Zunächst aber steht als erstes die Rückkehr auf die Rennstrecke im Programm, die nach der Norisring-Absage nun im belgischen Spa-Francorchamps über die Bühne gehen wird. Nur einmal, im Jahr 2005, gastierte Europas bekannteste Tourenwagenserie auf der Berg-und-Tal-Bahn in den Ardennen. Die Daten von einst - Rennsieger seinerzeit war Mika Häkkinen - haben allenfalls noch musealen Charakter. Die Besonderheit der Wiederaufnahme des Renngeschehens liegt nun darin, dass die DTM-Fahrer und -Teams nach monatelanger Zwangspause an eine ihnen mehr oder weniger unbekannte Strecke kommen und zudem ausgerechnet dort lediglich eine Zweitagesveranstaltung ohne freies Training am Freitag geplant ist.
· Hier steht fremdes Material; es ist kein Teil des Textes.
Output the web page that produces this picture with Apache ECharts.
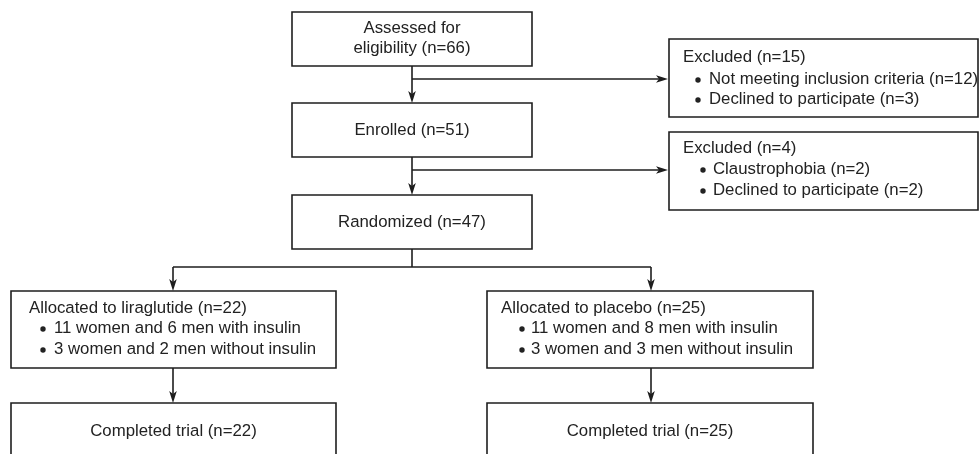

Die Sieger von Spa - so viel lässt sich voraussagen - werden mit einiger Sicherheit die Cleversten im Feld sein.

Als Vorbereitung darauf muss ihnen der viertägige Test kommende Woche auf dem Nürburgring genügen. Den "Staub und Rost" von ihren Rennwagen werden die Piloten übrigens nur auf der 3,629 Kilometer langen Kurzanbindung wegblasen, auf der am 19./20. September der 11. und 12. Lauf der Saison 2020 ausgetragen werden soll. Eine Woche zuvor ist vorgesehen, die 5,148 Kilometer lange Grand-Prix-Strecke zu nutzen.